[Start of Data records]

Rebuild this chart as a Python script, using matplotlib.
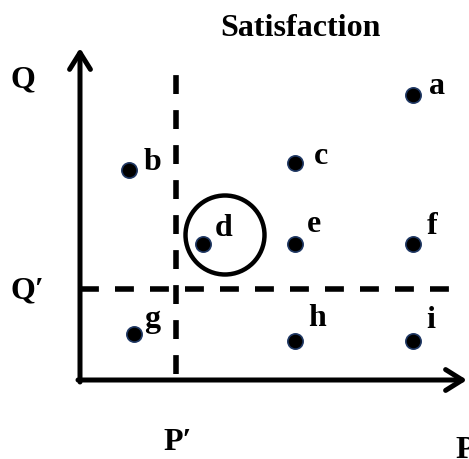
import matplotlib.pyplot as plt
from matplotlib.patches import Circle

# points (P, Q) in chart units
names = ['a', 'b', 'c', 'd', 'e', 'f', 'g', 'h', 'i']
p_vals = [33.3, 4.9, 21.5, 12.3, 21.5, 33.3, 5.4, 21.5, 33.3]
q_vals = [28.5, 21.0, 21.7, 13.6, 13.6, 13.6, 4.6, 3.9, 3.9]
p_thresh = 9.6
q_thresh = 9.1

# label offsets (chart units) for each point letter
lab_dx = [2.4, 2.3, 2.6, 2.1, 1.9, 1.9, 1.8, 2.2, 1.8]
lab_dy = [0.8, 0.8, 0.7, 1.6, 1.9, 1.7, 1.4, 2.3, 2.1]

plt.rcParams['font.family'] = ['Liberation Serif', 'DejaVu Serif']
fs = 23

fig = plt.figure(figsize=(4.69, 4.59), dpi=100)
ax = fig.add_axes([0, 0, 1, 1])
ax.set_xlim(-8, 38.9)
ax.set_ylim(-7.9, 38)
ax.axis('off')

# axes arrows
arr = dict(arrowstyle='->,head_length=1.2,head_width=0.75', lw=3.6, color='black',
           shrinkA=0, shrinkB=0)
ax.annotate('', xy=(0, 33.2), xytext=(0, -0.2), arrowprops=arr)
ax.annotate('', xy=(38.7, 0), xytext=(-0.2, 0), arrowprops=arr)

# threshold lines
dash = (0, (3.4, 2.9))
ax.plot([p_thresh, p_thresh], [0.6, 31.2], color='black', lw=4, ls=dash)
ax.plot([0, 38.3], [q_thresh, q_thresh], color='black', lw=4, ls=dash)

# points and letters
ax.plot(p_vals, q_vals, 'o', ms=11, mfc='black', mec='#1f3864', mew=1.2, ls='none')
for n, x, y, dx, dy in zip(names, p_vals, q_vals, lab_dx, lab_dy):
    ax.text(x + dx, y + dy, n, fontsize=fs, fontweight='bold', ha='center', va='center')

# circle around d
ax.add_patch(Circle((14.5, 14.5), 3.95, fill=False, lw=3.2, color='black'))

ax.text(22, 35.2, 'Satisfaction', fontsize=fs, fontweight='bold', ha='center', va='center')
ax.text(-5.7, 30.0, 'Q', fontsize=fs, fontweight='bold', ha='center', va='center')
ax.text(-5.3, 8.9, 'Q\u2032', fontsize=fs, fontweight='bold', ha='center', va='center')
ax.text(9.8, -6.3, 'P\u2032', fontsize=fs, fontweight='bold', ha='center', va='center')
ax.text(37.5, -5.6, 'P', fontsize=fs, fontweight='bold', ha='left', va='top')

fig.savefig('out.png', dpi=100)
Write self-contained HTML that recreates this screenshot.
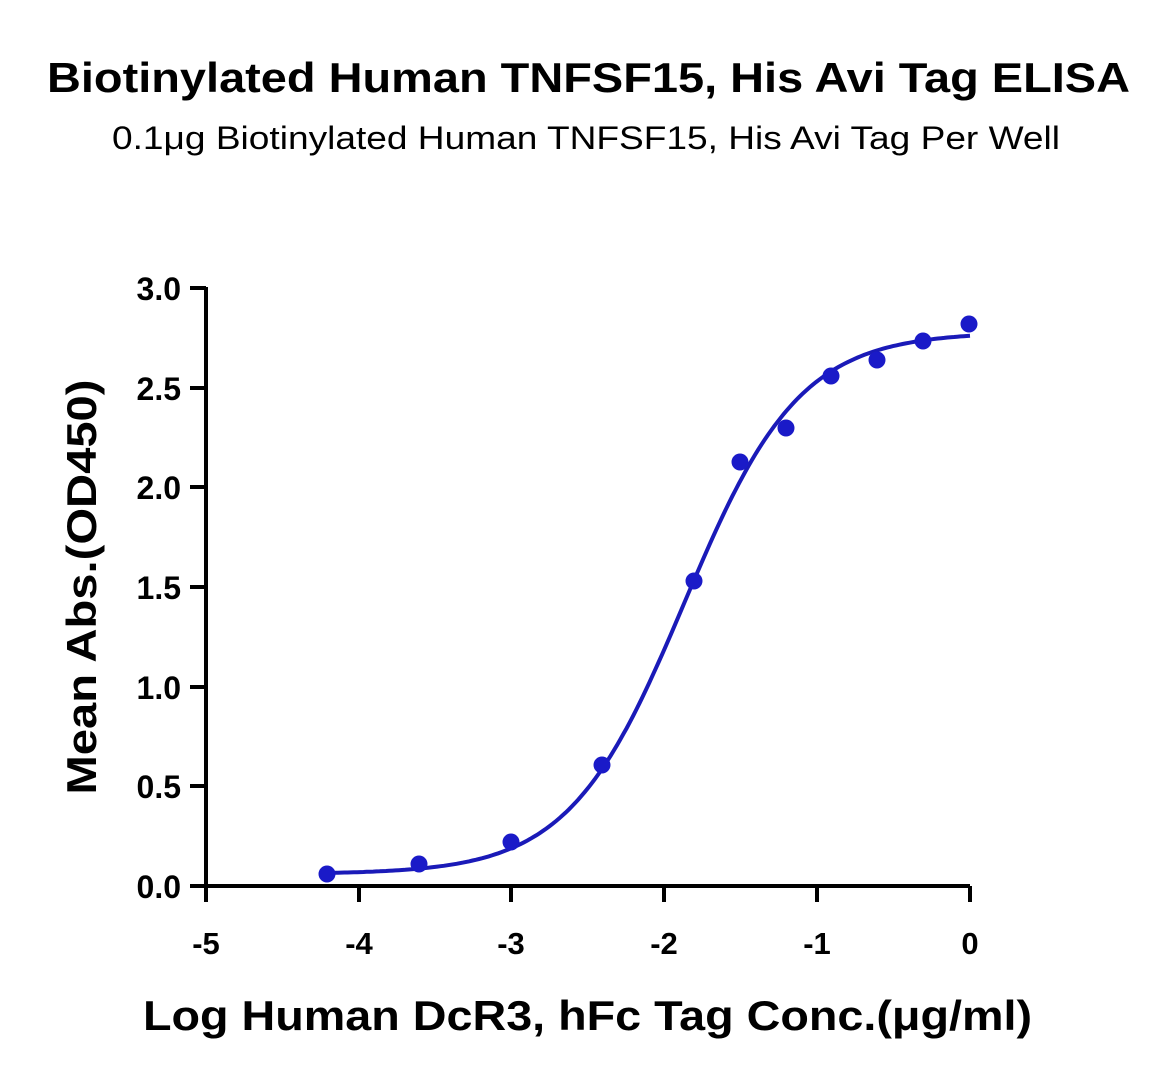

[End of Data records]
[Start of Data records]

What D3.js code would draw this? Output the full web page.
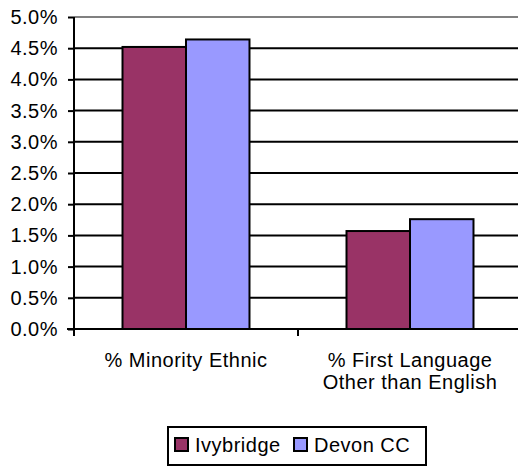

[End of Data records]

## Problem requirements
Working from the entries above, reproduce exactly and only the lines beginning with the line that has "Rebuild this chart" and ending with the line that has "from matplotlib.patches import Circle"; omit all pictures.

## Completed task
Rebuild this chart as a Python script, using matplotlib.
import matplotlib.pyplot as plt
from matplotlib.patches import Circle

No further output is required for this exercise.